The state Senate gave preliminary approval Thursday to an intensely debated tax-reduction bill that contains a direct franchise-tax benefit for Reynolds American Inc.

Senate Bill 622 was approved by a 26-19 vote along partisan lines. The bill is on the agenda for Monday's 2 p.m. Senate floor session.

The bill’s fate is unclear in the state House, and media reports have said Democratic Gov. Roy Cooper is considering a veto.

Cooper spokesman Jamal Little said Thursday that “businesses need a strong workforce more than they need additional tax breaks for corporations and the wealthy.”

“To achieve that, Gov. Cooper would rather invest in higher teacher pay, along with stronger public schools, community colleges and universities. He looks forward to real budget negotiations with the legislature.”

The bill was amended Wednesday to add language projected to generate a $4 million tax break for Reynolds.

The language reflects the changes in Reynolds’ ownership status — its $29.25 billion purchase of Lorillard Inc. in 2015 and British American Tobacco Plc spending $54.5 billion in 2017 to buy the 42.8% of Reynolds it did not already own.

Sen. Paul Newton, R-Cabarrus, and bill co-primary sponsor, said the language provides Reynolds with what he called a break from a “double taxation” burden. The franchise tax is based on corporations’ net assets, not their earnings, in North Carolina.

“We never intended for the franchise tax to happen twice,” Newton told Raleigh television station WRAL on Wednesday.

Although the bill would cover corporations owned by holding, or parent, companies, the added language specifically targets Reynolds because it requires beneficiaries to be engaged in manufacturing, generate more than $5 billion in annual revenue, and “includes the same intangible assets, royalties and license fees in its net worth base” as its holding company does.

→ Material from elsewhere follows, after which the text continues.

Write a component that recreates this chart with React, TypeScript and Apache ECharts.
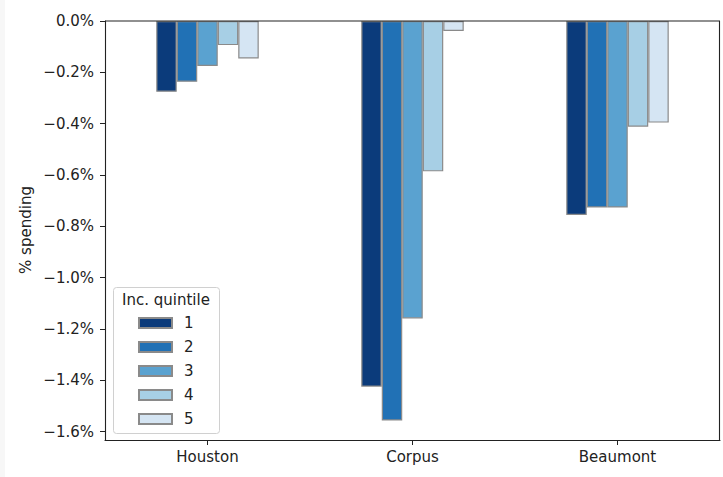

“A technical quirk in North Carolina tax law caused R.J. Reynolds Tobacco Co. and other similar companies to be taxed twice on the same property,” Reynolds spokeswoman Kaelan Hollon said Thursday.

“We’ve been transparent and open in seeking to fix this flaw in the tax code and we appreciate the legislators and non-partisan tax staff who collectively agreed that paying tax twice on the same property was not the intent of the law and worked to draft this fix.”

Discouraging investment?

The overall intent of SB622 is what generated fierce debate during the floor session.

The bill would reduce the franchise tax from $1.50 per $1,000 in corporations’ net assets worth to $1 per $1,000 by 2021.

The office of Senate leader Phil Berger, R-Rockingham, said North Carolina is one of 16 states with a franchise tax. Berger officials said the franchise tax “discourages in-state investment and the accumulation of assets, such as new plants or equipment.”

According to a legislative staff paper, the bill would reduce state franchise-tax revenue by $101.9 million in year one and by a combined $1.12 billion over five fiscal years.

The bill also would introduce a cap of $150,000 on tax liability, and eliminate the 55% of appraised value base for taxes.

Overall, state tax revenue to the General Fund would drop by about $9.3 million in year one and $780 million over five years.

The reduction is projected to be offset somewhat by growth in sales-and-use taxes of $94.6 million in year one and $655.8 million over five years.

The bill also would reduce revenue from personal income taxes by $306.5 million over five years.

SB622 raises standard deductions by $375 to $10,375 for single taxpayers and married filing separately, by $563 to $15,563 for a head of household, and by $750 to $20,750 for married filing jointly, effective in 2021.

Sen. Jerry Tillman, R-Randolph, and co-primary sponsor, said SB622 represented the culmination of eight years of Republican efforts to reduce the state’s franchise tax, with a goal of eventually eliminating it.

“It is one of the most onerous laws and most hated by employers,” Tillman said during the floor debate. “It is as anti-business as it gets.”

Offsetting revenue loss

Although Tillman acknowledged the tax-revenue reduction, he and other GOP leaders stressed it would be more than offset by sales tax growth, as well as by businesses adding jobs and opening operations in the state.

Tillman projected as much as $9.5 billion in tax-revenue growth over the five-year period.

Sen. Floyd McKissick, D-Durham, expressed concern the state’s economy has not recovered evenly across North Carolina, and said tax revenue from the current franchise tax should be used to bolster healthcare, infrastructure and educational spending.

“I have not heard of one company who has made a decision based solely on cutting the franchise tax,” McKissick said.

Newton responded by saying that reducing the franchise tax would help low-income residents by encouraging businesses to create more jobs paying a middle-class wage.

Tillman said that since 2011, Republican tax legislation has spurred North Carolina’s economic growth, leading to a 17-year low in the state unemployment rate “and the best running economy we’ve had in many years.”

“There are more jobs than there are people looking for them. It’s not an accident. It’s a point of envy.”

However, many economists say North Carolina’s economy is benefiting more from the strength in the national economy than from North Carolina legislative initiatives.